** WHAT TO DO **
Output the material exactly, but drop every image it holds.
----- RECORDS
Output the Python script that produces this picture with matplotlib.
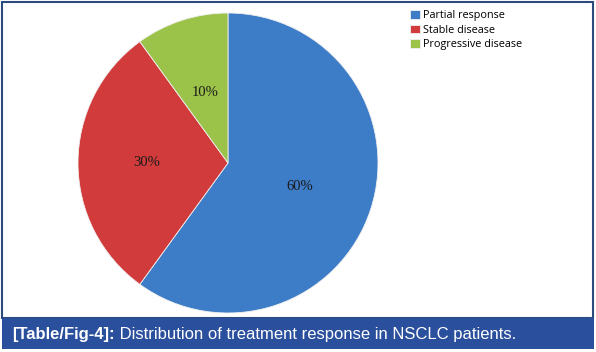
import matplotlib.pyplot as plt
from matplotlib.patches import Rectangle

labels = ['Partial response', 'Stable disease', 'Progressive disease']
values = [60, 30, 10]
colors = ['#3d7cc6', '#d13b3b', '#9bc34a']
caption_bold = '[Table/Fig-4]:'
caption_text = ' Distribution of treatment response in NSCLC patients.'

W, H = 596, 352
fig = plt.figure(figsize=(W / 100, H / 100), dpi=100)
fig.patch.set_facecolor('white')

# outer frame and caption bar
fig.patches.append(Rectangle((2 / W, 1 - 318 / H), 591 / W, 316 / H, transform=fig.transFigure,
                             fill=False, edgecolor='#2c4a7c', linewidth=1.5))
fig.patches.append(Rectangle((2 / W, 1 - 349 / H), 592 / W, 31 / H, transform=fig.transFigure,
                             facecolor='#2a4f9c', edgecolor='none'))

cx, cy, r = 228, 163, 150
ax = fig.add_axes([(cx - r) / W, 1 - (cy + r) / H, 2 * r / W, 2 * r / H])
wedges, texts = ax.pie(values, colors=colors, startangle=90, counterclock=False,
                       radius=1, wedgeprops=dict(linewidth=0.6, edgecolor='#f0f0f0'))
ax.set_xlim(-1, 1)
ax.set_ylim(-1, 1)
ax.set_aspect('equal')
ax.axis('off')

# percentage labels
label_pos = [(0.48, -0.16), (-0.54, 0.0), (-0.15, 0.47)]
for (x, y), v in zip(label_pos, values):
    ax.text(x, y, f'{v}%', ha='center', va='center', fontsize=10.5,
            family='Liberation Serif', color='#1a1a1a')

fig.legend(wedges, labels, loc='upper left', bbox_to_anchor=(406 / W, 1 - 6 / H),
           frameon=False, handlelength=0.85, handleheight=0.85,
           handletextpad=0.3, labelspacing=0.3, borderaxespad=0,
           prop={'family': 'Open Sans', 'size': 7.8})

t1 = fig.text(12 / W, 1 - 334 / H, caption_bold, color='white', fontsize=12,
              fontweight='bold', family='Liberation Sans', va='center')
fig.canvas.draw()
bb = t1.get_window_extent()
fig.text(bb.x1 / W, 1 - 334 / H, caption_text, color='white', fontsize=12,
         family='Liberation Sans', va='center')

fig.savefig('out.png', dpi=100)
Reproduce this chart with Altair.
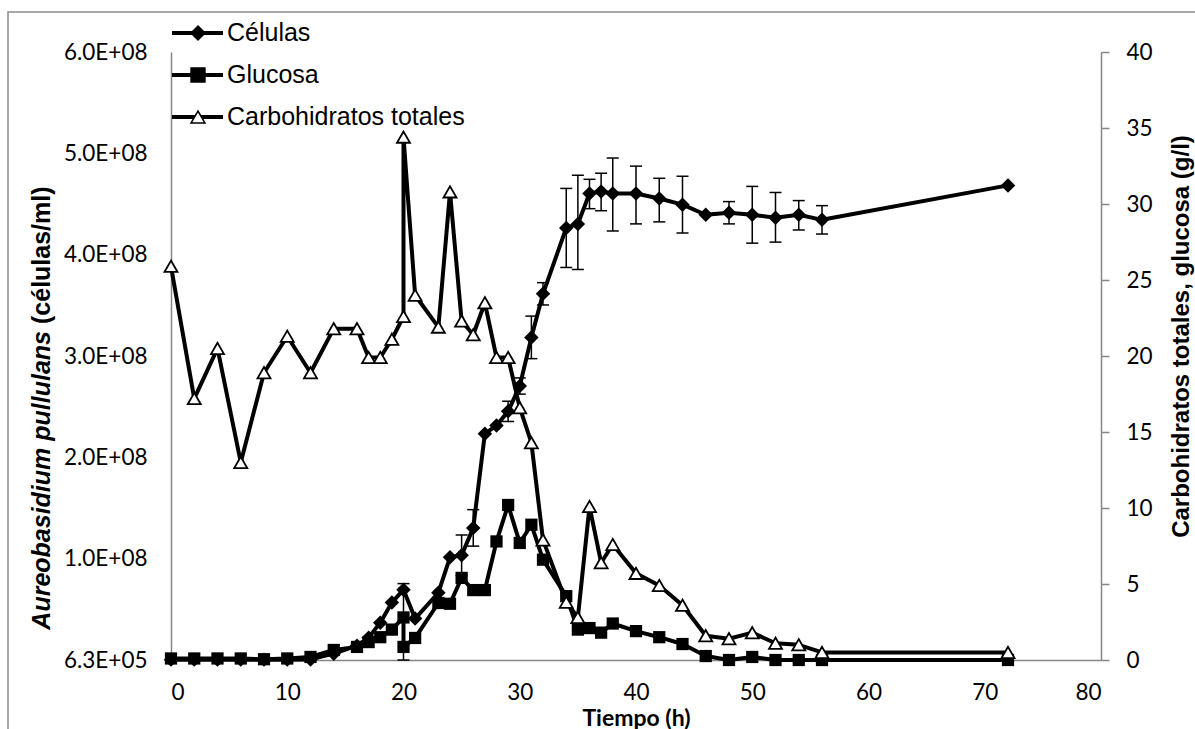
----------
** SOLUTION **
Output the Python script that produces this picture with matplotlib.
import matplotlib.pyplot as plt
from matplotlib.patches import Rectangle

labels = ['Partial response', 'Stable disease', 'Progressive disease']
values = [60, 30, 10]
colors = ['#3d7cc6', '#d13b3b', '#9bc34a']
caption_bold = '[Table/Fig-4]:'
caption_text = ' Distribution of treatment response in NSCLC patients.'

W, H = 596, 352
fig = plt.figure(figsize=(W / 100, H / 100), dpi=100)
fig.patch.set_facecolor('white')

# outer frame and caption bar
fig.patches.append(Rectangle((2 / W, 1 - 318 / H), 591 / W, 316 / H, transform=fig.transFigure,
                             fill=False, edgecolor='#2c4a7c', linewidth=1.5))
fig.patches.append(Rectangle((2 / W, 1 - 349 / H), 592 / W, 31 / H, transform=fig.transFigure,
                             facecolor='#2a4f9c', edgecolor='none'))

cx, cy, r = 228, 163, 150
ax = fig.add_axes([(cx - r) / W, 1 - (cy + r) / H, 2 * r / W, 2 * r / H])
wedges, texts = ax.pie(values, colors=colors, startangle=90, counterclock=False,
                       radius=1, wedgeprops=dict(linewidth=0.6, edgecolor='#f0f0f0'))
ax.set_xlim(-1, 1)
ax.set_ylim(-1, 1)
ax.set_aspect('equal')
ax.axis('off')

# percentage labels
label_pos = [(0.48, -0.16), (-0.54, 0.0), (-0.15, 0.47)]
for (x, y), v in zip(label_pos, values):
    ax.text(x, y, f'{v}%', ha='center', va='center', fontsize=10.5,
            family='Liberation Serif', color='#1a1a1a')

fig.legend(wedges, labels, loc='upper left', bbox_to_anchor=(406 / W, 1 - 6 / H),
           frameon=False, handlelength=0.85, handleheight=0.85,
           handletextpad=0.3, labelspacing=0.3, borderaxespad=0,
           prop={'family': 'Open Sans', 'size': 7.8})

t1 = fig.text(12 / W, 1 - 334 / H, caption_bold, color='white', fontsize=12,
              fontweight='bold', family='Liberation Sans', va='center')
fig.canvas.draw()
bb = t1.get_window_extent()
fig.text(bb.x1 / W, 1 - 334 / H, caption_text, color='white', fontsize=12,
         family='Liberation Sans', va='center')

fig.savefig('out.png', dpi=100)
Reproduce this chart with Altair.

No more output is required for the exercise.